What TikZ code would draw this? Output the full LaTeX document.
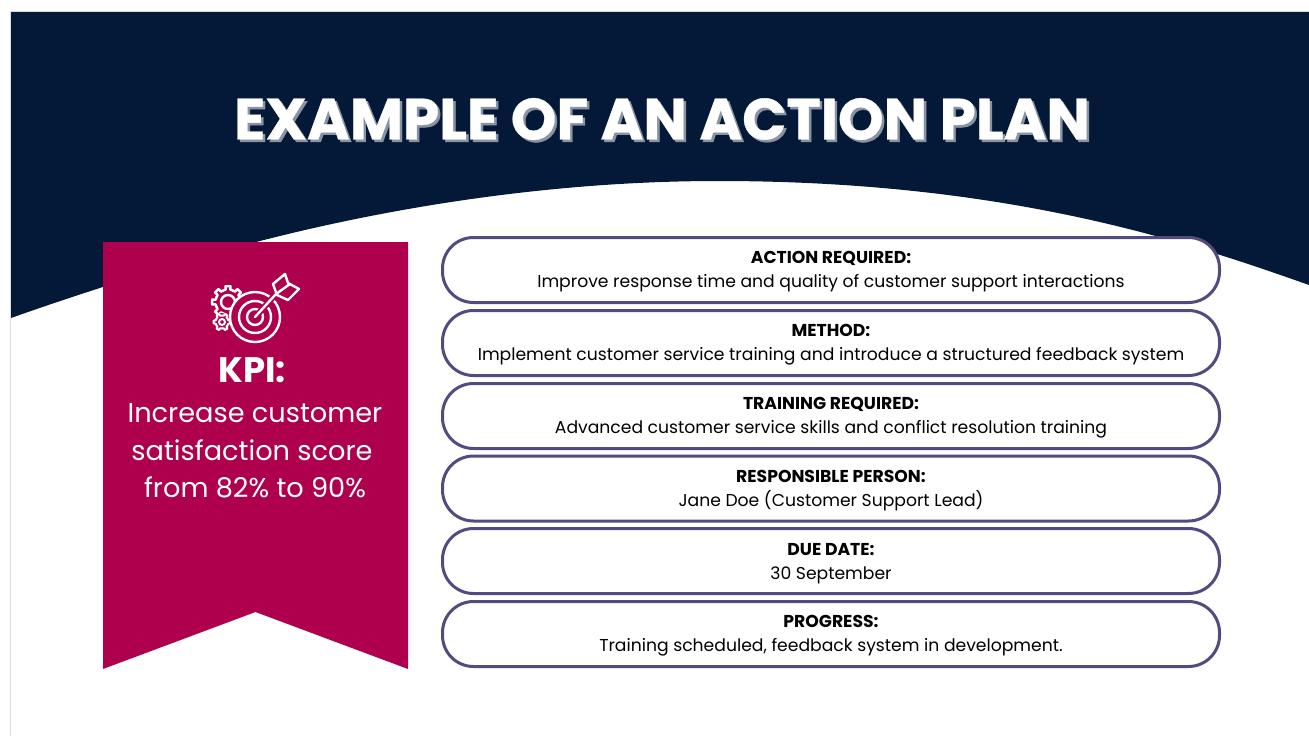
\documentclass[tikz,border=0pt]{standalone}
\usepackage{fontspec}
\setmainfont{Poppins}
\newfontfamily\titlefont[BoldFeatures={FakeBold=0.6}]{Poppins}
\definecolor{navy}{HTML}{041937}
\definecolor{crimson}{HTML}{AE004C}
\definecolor{pillline}{HTML}{534A80}
\definecolor{titleshade}{HTML}{8A93A3}
\definecolor{framegray}{HTML}{DDDDDD}
\tikzset{
  pill/.style={draw=pillline,line width=3pt,fill=white,rounded corners=31pt,minimum width=777pt,minimum height=65pt,inner sep=0pt,anchor=center},
  pilltext/.style={font=\fontsize{17.2}{24}\selectfont,text=black,align=center,inner sep=0pt},
  titletext/.style={font=\titlefont\fontsize{58.1}{60}\bfseries\selectfont,inner sep=0pt},
  kpitext/.style={text=white,align=center,inner sep=0pt},
  icon/.style={draw=white,line width=2.4pt,line join=round,line cap=round}
}
\newcommand{\pillrow}[5]{%
  \node[pill] (#1) at (831,#2) {};
  \node[pilltext] (#1t) at (831,#3) {\textbf{#4}\\[0pt]#5};
}
\begin{document}
\begin{tikzpicture}[x=1pt,y=-1pt]
\useasboundingbox (0,0) rectangle (1309,736);
\fill[white] (0,0) rectangle (1309,736);
\draw[framegray,line width=1pt] (10.5,736) -- (10.5,11.5) -- (1309,11.5);
\fill[navy] (11,12) -- (1309,12) -- (1309,285)
  .. controls (1190,243) and (1010,181) .. (718,181)
  .. controls (560,181) and (400,205) .. (260,241)
  .. controls (180,262) and (90,290) .. (11,318) -- cycle;
\node[titletext,text=titleshade] (titleshadow) at (664.5,121.5) {EXAMPLE OF AN ACTION PLAN};
\node[titletext,text=white] (title) at (662,119) {EXAMPLE OF AN ACTION PLAN};
\fill[crimson] (103,242) -- (408,242) -- (408,669) -- (255.5,612) -- (103,669) -- cycle;
% icon: gears behind a target, arrow in the bullseye
\begin{scope}[shift={(255,317)}]
  \begin{scope}[shift={(-27,-15)}]
    \foreach \a in {0,45,...,315}
      \draw[icon] (\a-22.5:12.5) -- (\a-11:12.5) -- (\a-9:16) -- (\a+9:16) -- (\a+11:12.5) -- (\a+22.5:12.5);
    \draw[icon] (0,0) circle (7);
  \end{scope}
  \begin{scope}[shift={(-33,5)}]
    \fill[crimson] (0,0) circle (9);
    \foreach \a in {0,60,...,300}
      \draw[icon,line width=2pt] (\a-30:6.5) -- (\a-14:6.5) -- (\a-10:8.5) -- (\a+10:8.5) -- (\a+14:6.5) -- (\a+30:6.5);
    \draw[icon,line width=2pt] (0,0) circle (3);
  \end{scope}
  \draw[icon,fill=crimson] (0,0) circle (25);
  \draw[icon] (0,0) circle (16);
  \draw[icon] (0,0) circle (8);
  \draw[crimson,line width=6pt] (3,-3) -- (21,-23);
  \draw[icon] (0,0) -- (21,-23);
  \draw[icon,fill=crimson] (18,-33) -- (30,-43) -- (33,-34) -- (44,-28) -- (33,-17) -- (22,-22) -- cycle;
  \draw[icon] (21,-23) -- (35,-33);
\end{scope}
\node[kpitext,font=\fontsize{35.5}{38}\bfseries\selectfont] (kpi) at (252,370) {KPI:};
\node[kpitext,font=\fontsize{27.2}{37.5}\selectfont] (kpibody) at (255,451) {Increase customer\\\hspace*{-6pt}satisfaction score\\from 82\% to 90\%};
\pillrow{p1}{270}{272}{ACTION REQUIRED:}{Improve response time and quality of customer support interactions}
\pillrow{p2}{343}{345}{METHOD:}{Implement customer service training and introduce a structured feedback system}
\pillrow{p3}{416}{418}{TRAINING REQUIRED:}{Advanced customer service skills and conflict resolution training}
\pillrow{p4}{488.5}{490.5}{RESPONSIBLE PERSON:}{Jane Doe (Customer Support Lead)}
\pillrow{p5}{561}{564}{DUE DATE:}{30 September}
\pillrow{p6}{634}{636}{PROGRESS:}{Training scheduled, feedback system in development.}
\end{tikzpicture}
\end{document}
━━━
**Short task:** Repeat the full listing above exactly, with no pictures in the copy.

**Exercise solution:**
What TikZ code would draw this? Output the full LaTeX document.
\documentclass[tikz,border=0pt]{standalone}
\usepackage{fontspec}
\setmainfont{Poppins}
\newfontfamily\titlefont[BoldFeatures={FakeBold=0.6}]{Poppins}
\definecolor{navy}{HTML}{041937}
\definecolor{crimson}{HTML}{AE004C}
\definecolor{pillline}{HTML}{534A80}
\definecolor{titleshade}{HTML}{8A93A3}
\definecolor{framegray}{HTML}{DDDDDD}
\tikzset{
  pill/.style={draw=pillline,line width=3pt,fill=white,rounded corners=31pt,minimum width=777pt,minimum height=65pt,inner sep=0pt,anchor=center},
  pilltext/.style={font=\fontsize{17.2}{24}\selectfont,text=black,align=center,inner sep=0pt},
  titletext/.style={font=\titlefont\fontsize{58.1}{60}\bfseries\selectfont,inner sep=0pt},
  kpitext/.style={text=white,align=center,inner sep=0pt},
  icon/.style={draw=white,line width=2.4pt,line join=round,line cap=round}
}
\newcommand{\pillrow}[5]{%
  \node[pill] (#1) at (831,#2) {};
  \node[pilltext] (#1t) at (831,#3) {\textbf{#4}\\[0pt]#5};
}
\begin{document}
\begin{tikzpicture}[x=1pt,y=-1pt]
\useasboundingbox (0,0) rectangle (1309,736);
\fill[white] (0,0) rectangle (1309,736);
\draw[framegray,line width=1pt] (10.5,736) -- (10.5,11.5) -- (1309,11.5);
\fill[navy] (11,12) -- (1309,12) -- (1309,285)
  .. controls (1190,243) and (1010,181) .. (718,181)
  .. controls (560,181) and (400,205) .. (260,241)
  .. controls (180,262) and (90,290) .. (11,318) -- cycle;
\node[titletext,text=titleshade] (titleshadow) at (664.5,121.5) {EXAMPLE OF AN ACTION PLAN};
\node[titletext,text=white] (title) at (662,119) {EXAMPLE OF AN ACTION PLAN};
\fill[crimson] (103,242) -- (408,242) -- (408,669) -- (255.5,612) -- (103,669) -- cycle;
% icon: gears behind a target, arrow in the bullseye
\begin{scope}[shift={(255,317)}]
  \begin{scope}[shift={(-27,-15)}]
    \foreach \a in {0,45,...,315}
      \draw[icon] (\a-22.5:12.5) -- (\a-11:12.5) -- (\a-9:16) -- (\a+9:16) -- (\a+11:12.5) -- (\a+22.5:12.5);
    \draw[icon] (0,0) circle (7);
  \end{scope}
  \begin{scope}[shift={(-33,5)}]
    \fill[crimson] (0,0) circle (9);
    \foreach \a in {0,60,...,300}
      \draw[icon,line width=2pt] (\a-30:6.5) -- (\a-14:6.5) -- (\a-10:8.5) -- (\a+10:8.5) -- (\a+14:6.5) -- (\a+30:6.5);
    \draw[icon,line width=2pt] (0,0) circle (3);
  \end{scope}
  \draw[icon,fill=crimson] (0,0) circle (25);
  \draw[icon] (0,0) circle (16);
  \draw[icon] (0,0) circle (8);
  \draw[crimson,line width=6pt] (3,-3) -- (21,-23);
  \draw[icon] (0,0) -- (21,-23);
  \draw[icon,fill=crimson] (18,-33) -- (30,-43) -- (33,-34) -- (44,-28) -- (33,-17) -- (22,-22) -- cycle;
  \draw[icon] (21,-23) -- (35,-33);
\end{scope}
\node[kpitext,font=\fontsize{35.5}{38}\bfseries\selectfont] (kpi) at (252,370) {KPI:};
\node[kpitext,font=\fontsize{27.2}{37.5}\selectfont] (kpibody) at (255,451) {Increase customer\\\hspace*{-6pt}satisfaction score\\from 82\% to 90\%};
\pillrow{p1}{270}{272}{ACTION REQUIRED:}{Improve response time and quality of customer support interactions}
\pillrow{p2}{343}{345}{METHOD:}{Implement customer service training and introduce a structured feedback system}
\pillrow{p3}{416}{418}{TRAINING REQUIRED:}{Advanced customer service skills and conflict resolution training}
\pillrow{p4}{488.5}{490.5}{RESPONSIBLE PERSON:}{Jane Doe (Customer Support Lead)}
\pillrow{p5}{561}{564}{DUE DATE:}{30 September}
\pillrow{p6}{634}{636}{PROGRESS:}{Training scheduled, feedback system in development.}
\end{tikzpicture}
\end{document}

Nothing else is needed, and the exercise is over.